- _PROBLEM TO WORK ON_
Without the pictures, can you quote each line below exactly?

##########

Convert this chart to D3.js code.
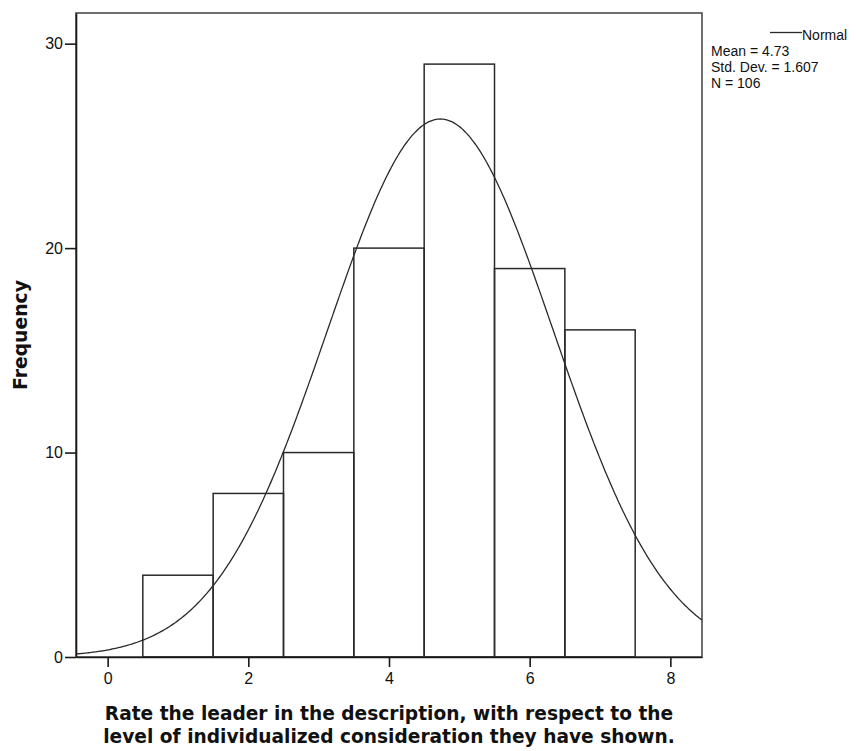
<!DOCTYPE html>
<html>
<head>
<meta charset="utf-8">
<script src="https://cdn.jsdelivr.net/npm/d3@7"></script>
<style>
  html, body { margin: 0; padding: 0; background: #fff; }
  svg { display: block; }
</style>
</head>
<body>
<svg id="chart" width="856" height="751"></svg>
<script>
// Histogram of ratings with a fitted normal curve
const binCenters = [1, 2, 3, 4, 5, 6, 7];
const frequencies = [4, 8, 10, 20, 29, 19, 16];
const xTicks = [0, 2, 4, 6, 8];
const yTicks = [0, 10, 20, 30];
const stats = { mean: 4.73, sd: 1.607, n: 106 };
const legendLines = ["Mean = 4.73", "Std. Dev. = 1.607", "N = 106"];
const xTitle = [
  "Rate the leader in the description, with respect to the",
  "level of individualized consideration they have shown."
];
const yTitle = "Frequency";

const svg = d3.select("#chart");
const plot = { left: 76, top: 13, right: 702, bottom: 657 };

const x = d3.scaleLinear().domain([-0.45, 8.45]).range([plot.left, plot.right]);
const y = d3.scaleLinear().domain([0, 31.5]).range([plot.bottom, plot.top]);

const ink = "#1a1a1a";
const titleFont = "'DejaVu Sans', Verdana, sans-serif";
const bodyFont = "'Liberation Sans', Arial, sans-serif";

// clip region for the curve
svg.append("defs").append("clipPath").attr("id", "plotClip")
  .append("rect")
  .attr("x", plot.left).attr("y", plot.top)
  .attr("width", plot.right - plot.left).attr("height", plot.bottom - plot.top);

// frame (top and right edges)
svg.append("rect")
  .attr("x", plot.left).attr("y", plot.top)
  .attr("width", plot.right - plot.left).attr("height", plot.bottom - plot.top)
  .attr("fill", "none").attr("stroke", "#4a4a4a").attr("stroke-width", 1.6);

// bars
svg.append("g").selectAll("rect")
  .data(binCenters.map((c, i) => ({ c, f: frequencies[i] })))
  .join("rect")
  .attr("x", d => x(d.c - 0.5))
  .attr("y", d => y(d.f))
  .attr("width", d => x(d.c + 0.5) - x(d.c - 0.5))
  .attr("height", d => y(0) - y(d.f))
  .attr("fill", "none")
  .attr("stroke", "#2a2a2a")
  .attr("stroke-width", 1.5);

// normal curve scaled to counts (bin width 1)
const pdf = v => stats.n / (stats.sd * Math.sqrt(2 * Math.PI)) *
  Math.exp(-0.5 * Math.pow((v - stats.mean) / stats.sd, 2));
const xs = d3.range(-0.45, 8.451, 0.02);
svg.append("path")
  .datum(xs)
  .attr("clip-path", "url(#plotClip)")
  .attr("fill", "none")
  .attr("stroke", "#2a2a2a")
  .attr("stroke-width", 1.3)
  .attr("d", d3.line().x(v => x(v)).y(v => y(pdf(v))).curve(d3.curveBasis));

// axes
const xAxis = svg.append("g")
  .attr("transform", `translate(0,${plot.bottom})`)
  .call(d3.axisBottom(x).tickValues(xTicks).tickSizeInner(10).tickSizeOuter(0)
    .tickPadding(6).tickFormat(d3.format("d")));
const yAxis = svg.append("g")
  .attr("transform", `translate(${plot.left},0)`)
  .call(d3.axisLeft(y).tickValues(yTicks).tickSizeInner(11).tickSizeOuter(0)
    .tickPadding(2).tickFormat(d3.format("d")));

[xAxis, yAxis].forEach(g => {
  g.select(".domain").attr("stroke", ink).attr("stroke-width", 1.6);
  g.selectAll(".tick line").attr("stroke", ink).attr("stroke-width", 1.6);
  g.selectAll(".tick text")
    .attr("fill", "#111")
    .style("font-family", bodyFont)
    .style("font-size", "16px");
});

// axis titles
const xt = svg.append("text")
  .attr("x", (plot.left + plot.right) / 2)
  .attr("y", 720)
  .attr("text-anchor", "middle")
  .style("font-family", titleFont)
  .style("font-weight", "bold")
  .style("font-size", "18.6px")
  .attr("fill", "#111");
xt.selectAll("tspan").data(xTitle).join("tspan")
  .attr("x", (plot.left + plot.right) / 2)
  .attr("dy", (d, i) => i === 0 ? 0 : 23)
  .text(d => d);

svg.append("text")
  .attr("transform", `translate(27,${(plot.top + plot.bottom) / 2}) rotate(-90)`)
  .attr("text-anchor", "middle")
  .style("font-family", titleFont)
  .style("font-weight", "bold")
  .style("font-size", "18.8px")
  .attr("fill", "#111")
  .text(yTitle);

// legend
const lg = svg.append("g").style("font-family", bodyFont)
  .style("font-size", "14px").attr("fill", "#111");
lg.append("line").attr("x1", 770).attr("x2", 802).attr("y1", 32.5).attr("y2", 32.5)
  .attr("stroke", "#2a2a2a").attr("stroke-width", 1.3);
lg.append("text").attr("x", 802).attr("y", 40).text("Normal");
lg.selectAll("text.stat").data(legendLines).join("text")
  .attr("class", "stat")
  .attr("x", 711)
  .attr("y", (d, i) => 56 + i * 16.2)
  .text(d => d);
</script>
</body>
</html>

##########

- _THE RESULT_
Convert this chart to D3.js code.
<!DOCTYPE html>
<html>
<head>
<meta charset="utf-8">
<script src="https://cdn.jsdelivr.net/npm/d3@7"></script>
<style>
  html, body { margin: 0; padding: 0; background: #fff; }
  svg { display: block; }
</style>
</head>
<body>
<svg id="chart" width="856" height="751"></svg>
<script>
// Histogram of ratings with a fitted normal curve
const binCenters = [1, 2, 3, 4, 5, 6, 7];
const frequencies = [4, 8, 10, 20, 29, 19, 16];
const xTicks = [0, 2, 4, 6, 8];
const yTicks = [0, 10, 20, 30];
const stats = { mean: 4.73, sd: 1.607, n: 106 };
const legendLines = ["Mean = 4.73", "Std. Dev. = 1.607", "N = 106"];
const xTitle = [
  "Rate the leader in the description, with respect to the",
  "level of individualized consideration they have shown."
];
const yTitle = "Frequency";

const svg = d3.select("#chart");
const plot = { left: 76, top: 13, right: 702, bottom: 657 };

const x = d3.scaleLinear().domain([-0.45, 8.45]).range([plot.left, plot.right]);
const y = d3.scaleLinear().domain([0, 31.5]).range([plot.bottom, plot.top]);

const ink = "#1a1a1a";
const titleFont = "'DejaVu Sans', Verdana, sans-serif";
const bodyFont = "'Liberation Sans', Arial, sans-serif";

// clip region for the curve
svg.append("defs").append("clipPath").attr("id", "plotClip")
  .append("rect")
  .attr("x", plot.left).attr("y", plot.top)
  .attr("width", plot.right - plot.left).attr("height", plot.bottom - plot.top);

// frame (top and right edges)
svg.append("rect")
  .attr("x", plot.left).attr("y", plot.top)
  .attr("width", plot.right - plot.left).attr("height", plot.bottom - plot.top)
  .attr("fill", "none").attr("stroke", "#4a4a4a").attr("stroke-width", 1.6);

// bars
svg.append("g").selectAll("rect")
  .data(binCenters.map((c, i) => ({ c, f: frequencies[i] })))
  .join("rect")
  .attr("x", d => x(d.c - 0.5))
  .attr("y", d => y(d.f))
  .attr("width", d => x(d.c + 0.5) - x(d.c - 0.5))
  .attr("height", d => y(0) - y(d.f))
  .attr("fill", "none")
  .attr("stroke", "#2a2a2a")
  .attr("stroke-width", 1.5);

// normal curve scaled to counts (bin width 1)
const pdf = v => stats.n / (stats.sd * Math.sqrt(2 * Math.PI)) *
  Math.exp(-0.5 * Math.pow((v - stats.mean) / stats.sd, 2));
const xs = d3.range(-0.45, 8.451, 0.02);
svg.append("path")
  .datum(xs)
  .attr("clip-path", "url(#plotClip)")
  .attr("fill", "none")
  .attr("stroke", "#2a2a2a")
  .attr("stroke-width", 1.3)
  .attr("d", d3.line().x(v => x(v)).y(v => y(pdf(v))).curve(d3.curveBasis));

// axes
const xAxis = svg.append("g")
  .attr("transform", `translate(0,${plot.bottom})`)
  .call(d3.axisBottom(x).tickValues(xTicks).tickSizeInner(10).tickSizeOuter(0)
    .tickPadding(6).tickFormat(d3.format("d")));
const yAxis = svg.append("g")
  .attr("transform", `translate(${plot.left},0)`)
  .call(d3.axisLeft(y).tickValues(yTicks).tickSizeInner(11).tickSizeOuter(0)
    .tickPadding(2).tickFormat(d3.format("d")));

[xAxis, yAxis].forEach(g => {
  g.select(".domain").attr("stroke", ink).attr("stroke-width", 1.6);
  g.selectAll(".tick line").attr("stroke", ink).attr("stroke-width", 1.6);
  g.selectAll(".tick text")
    .attr("fill", "#111")
    .style("font-family", bodyFont)
    .style("font-size", "16px");
});

// axis titles
const xt = svg.append("text")
  .attr("x", (plot.left + plot.right) / 2)
  .attr("y", 720)
  .attr("text-anchor", "middle")
  .style("font-family", titleFont)
  .style("font-weight", "bold")
  .style("font-size", "18.6px")
  .attr("fill", "#111");
xt.selectAll("tspan").data(xTitle).join("tspan")
  .attr("x", (plot.left + plot.right) / 2)
  .attr("dy", (d, i) => i === 0 ? 0 : 23)
  .text(d => d);

svg.append("text")
  .attr("transform", `translate(27,${(plot.top + plot.bottom) / 2}) rotate(-90)`)
  .attr("text-anchor", "middle")
  .style("font-family", titleFont)
  .style("font-weight", "bold")
  .style("font-size", "18.8px")
  .attr("fill", "#111")
  .text(yTitle);

// legend
const lg = svg.append("g").style("font-family", bodyFont)
  .style("font-size", "14px").attr("fill", "#111");
lg.append("line").attr("x1", 770).attr("x2", 802).attr("y1", 32.5).attr("y2", 32.5)
  .attr("stroke", "#2a2a2a").attr("stroke-width", 1.3);
lg.append("text").attr("x", 802).attr("y", 40).text("Normal");
lg.selectAll("text.stat").data(legendLines).join("text")
  .attr("class", "stat")
  .attr("x", 711)
  .attr("y", (d, i) => 56 + i * 16.2)
  .text(d => d);
</script>
</body>
</html>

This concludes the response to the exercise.